• **Problem to work on**
Pictures in the data below are not part of the copy; transcribe everything else exactly.

• **Given data**
=====
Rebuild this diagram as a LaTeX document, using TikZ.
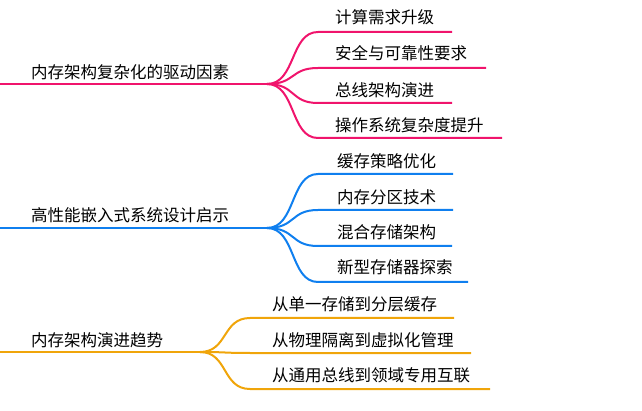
\documentclass[tikz,border=0pt]{standalone}
\usepackage{fontspec}
\setmainfont{Noto Sans CJK SC}
\definecolor{drivecol}{HTML}{F0146C}
\definecolor{designcol}{HTML}{0F7FEF}
\definecolor{trendcol}{HTML}{F0A50A}
\tikzset{
  branch/.style={line width=2pt},
  topic/.style={anchor=west,inner sep=0pt,font=\fontsize{16.5}{18}\selectfont},
  leaf/.style={anchor=west,inner sep=0pt,font=\fontsize{16.5}{18}\selectfont}
}

\begin{document}
\begin{tikzpicture}[x=1pt,y=-1pt]
\useasboundingbox (0,0) rectangle (642,411);
% drive
\coordinate (d-in) at (0,84);
\coordinate (d-fork) at (267,84);
\node[topic] (drive) at (31,72) {内存架构复杂化的驱动因素};
\draw[branch,drivecol] (d-in) -- (d-fork);
\foreach \i/\ly/\lx/\ty/\txt in {1/32/452/17/计算需求升级, 2/68/486/53/安全与可靠性要求, 3/103/452/90/总线架构演进, 4/138/502/125/操作系统复杂度提升} {
  \node[leaf] (d\i) at (335,\ty) {\txt};
  \coordinate (d\i-s) at (318,\ly);
  \coordinate (d\i-e) at (\lx,\ly);
  \draw[branch,drivecol] (d-fork) .. controls (296,84) and (290,\ly) .. (d\i-s) -- (d\i-e);
}
% design
\coordinate (g-in) at (0,228);
\coordinate (g-fork) at (267,228);
\node[topic] (design) at (31,215) {高性能嵌入式系统设计启示};
\draw[branch,designcol] (g-in) -- (g-fork);
\foreach \i/\ly/\lx/\ty/\txt in {1/174/453/161/缓存策略优化, 2/210/453/197/内存分区技术, 3/246/452/232/混合存储架构, 4/282/468/267/新型存储器探索} {
  \node[leaf] (g\i) at (337,\ty) {\txt};
  \coordinate (g\i-s) at (318,\ly);
  \coordinate (g\i-e) at (\lx,\ly);
  \draw[branch,designcol] (g-fork) .. controls (296,228) and (290,\ly) .. (g\i-s) -- (g\i-e);
}
% trend
\coordinate (t-in) at (0,352);
\coordinate (t-fork) at (200,352);
\node[topic] (trend) at (31,340) {内存架构演进趋势};
\draw[branch,trendcol] (t-in) -- (t-fork);
\foreach \i/\ly/\lx/\ty/\txt in {1/318/454/304/从单一存储到分层缓存, 2/353/471/340/从物理隔离到虚拟化管理, 3/389/490/375/从通用总线到领域专用互联} {
  \node[leaf] (t\i) at (272,\ty) {\txt};
  \coordinate (t\i-s) at (250,\ly);
  \coordinate (t\i-e) at (\lx,\ly);
  \draw[branch,trendcol] (t-fork) .. controls (228,352) and (222,\ly) .. (t\i-s) -- (t\i-e);
}
\end{tikzpicture}
\end{document}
=====
• **Written response**
Rebuild this diagram as a LaTeX document, using TikZ.
\documentclass[tikz,border=0pt]{standalone}
\usepackage{fontspec}
\setmainfont{Noto Sans CJK SC}
\definecolor{drivecol}{HTML}{F0146C}
\definecolor{designcol}{HTML}{0F7FEF}
\definecolor{trendcol}{HTML}{F0A50A}
\tikzset{
  branch/.style={line width=2pt},
  topic/.style={anchor=west,inner sep=0pt,font=\fontsize{16.5}{18}\selectfont},
  leaf/.style={anchor=west,inner sep=0pt,font=\fontsize{16.5}{18}\selectfont}
}

\begin{document}
\begin{tikzpicture}[x=1pt,y=-1pt]
\useasboundingbox (0,0) rectangle (642,411);
% drive
\coordinate (d-in) at (0,84);
\coordinate (d-fork) at (267,84);
\node[topic] (drive) at (31,72) {内存架构复杂化的驱动因素};
\draw[branch,drivecol] (d-in) -- (d-fork);
\foreach \i/\ly/\lx/\ty/\txt in {1/32/452/17/计算需求升级, 2/68/486/53/安全与可靠性要求, 3/103/452/90/总线架构演进, 4/138/502/125/操作系统复杂度提升} {
  \node[leaf] (d\i) at (335,\ty) {\txt};
  \coordinate (d\i-s) at (318,\ly);
  \coordinate (d\i-e) at (\lx,\ly);
  \draw[branch,drivecol] (d-fork) .. controls (296,84) and (290,\ly) .. (d\i-s) -- (d\i-e);
}
% design
\coordinate (g-in) at (0,228);
\coordinate (g-fork) at (267,228);
\node[topic] (design) at (31,215) {高性能嵌入式系统设计启示};
\draw[branch,designcol] (g-in) -- (g-fork);
\foreach \i/\ly/\lx/\ty/\txt in {1/174/453/161/缓存策略优化, 2/210/453/197/内存分区技术, 3/246/452/232/混合存储架构, 4/282/468/267/新型存储器探索} {
  \node[leaf] (g\i) at (337,\ty) {\txt};
  \coordinate (g\i-s) at (318,\ly);
  \coordinate (g\i-e) at (\lx,\ly);
  \draw[branch,designcol] (g-fork) .. controls (296,228) and (290,\ly) .. (g\i-s) -- (g\i-e);
}
% trend
\coordinate (t-in) at (0,352);
\coordinate (t-fork) at (200,352);
\node[topic] (trend) at (31,340) {内存架构演进趋势};
\draw[branch,trendcol] (t-in) -- (t-fork);
\foreach \i/\ly/\lx/\ty/\txt in {1/318/454/304/从单一存储到分层缓存, 2/353/471/340/从物理隔离到虚拟化管理, 3/389/490/375/从通用总线到领域专用互联} {
  \node[leaf] (t\i) at (272,\ty) {\txt};
  \coordinate (t\i-s) at (250,\ly);
  \coordinate (t\i-e) at (\lx,\ly);
  \draw[branch,trendcol] (t-fork) .. controls (228,352) and (222,\ly) .. (t\i-s) -- (t\i-e);
}
\end{tikzpicture}
\end{document}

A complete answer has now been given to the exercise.